La orquesta se sitúa sobre el escenario y no hay más atrezo que unos escalones que lo dividen simbólicamente. Gardiner se toma pequeñas licencias en su propia edición de la obra, como repetir la sinfonía que suena tras entrar Orfeo en el Hades al comienzo del tercer acto, y tiene aciertos rotundos, como restringir a solo cinco voces el coro final del segundo acto, reforzando su aire madrigalesco y acentuando así aún más su dolor. Ejerce de gran maestro de ceremonias (también en lo escénico, junto con Elsa Rooke) y parece disfrutar cada segundo de su propuesta.

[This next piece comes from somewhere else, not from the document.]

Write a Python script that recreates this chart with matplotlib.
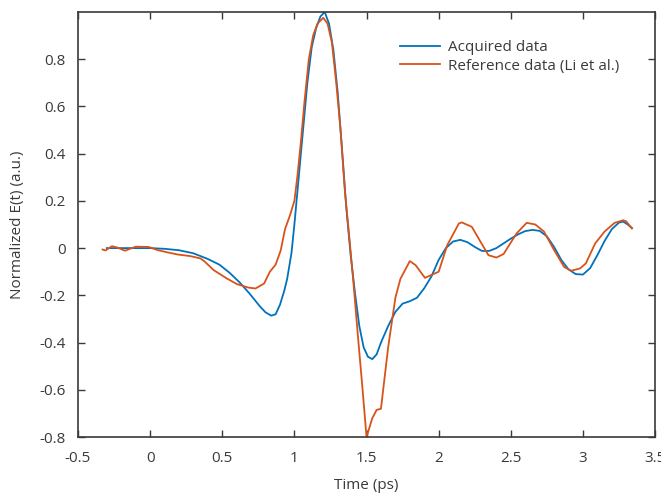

Íncipits como los de “Dal mio Permesso”, “Lasciate i monti”, “Rosa del ciel”, “Ahi, caso acerbo”, “In un fiorito prato”, “Possente spirto” (“una plegaria”, en palabras de Monteverdi) o “Questi i campi di Tracia” han entrado a formar parte del imaginario operístico colectivo en igual medida que los de muchas arias de Mozart, Rossini, Verdi o Puccini. Casi nadie podrá recordar, en cambio, los de las obras de Peri o Caccini, a años luz del logro genial de su compatriota, que inició su trayectoria operística desde la cima. En L’Orfeo se exalta el poder de la Música –con mayúsculas, como el personaje del Prólogo–, el horror del infierno, la dicha del cielo. Ha llegado hasta nosotros con su capacidad de deslumbramiento intacta, los venecianos la han acogido con entusiasmo y en el patio de butacas de La Fenice se encontraban también dos de los máximos exégetas monteverdianos actuales: Ellen Rosand y Tim Carter. Tampoco faltó a la cita, por supuesto, la escritora Donna Leon, esta vez sin el comisario Brunetti, aunque se le oyó confesar al final que Monteverdi, dentro de sus apasionados gustos operísticos, le queda “demasiado temprano”. Pero fue él quien desbrozó y preparó el camino para su amado Handel. De hecho, no es descabellado afirmar que en L’Orfeo de Monteverdi se encuentra, in nuce, toda la posterior historia de la ópera.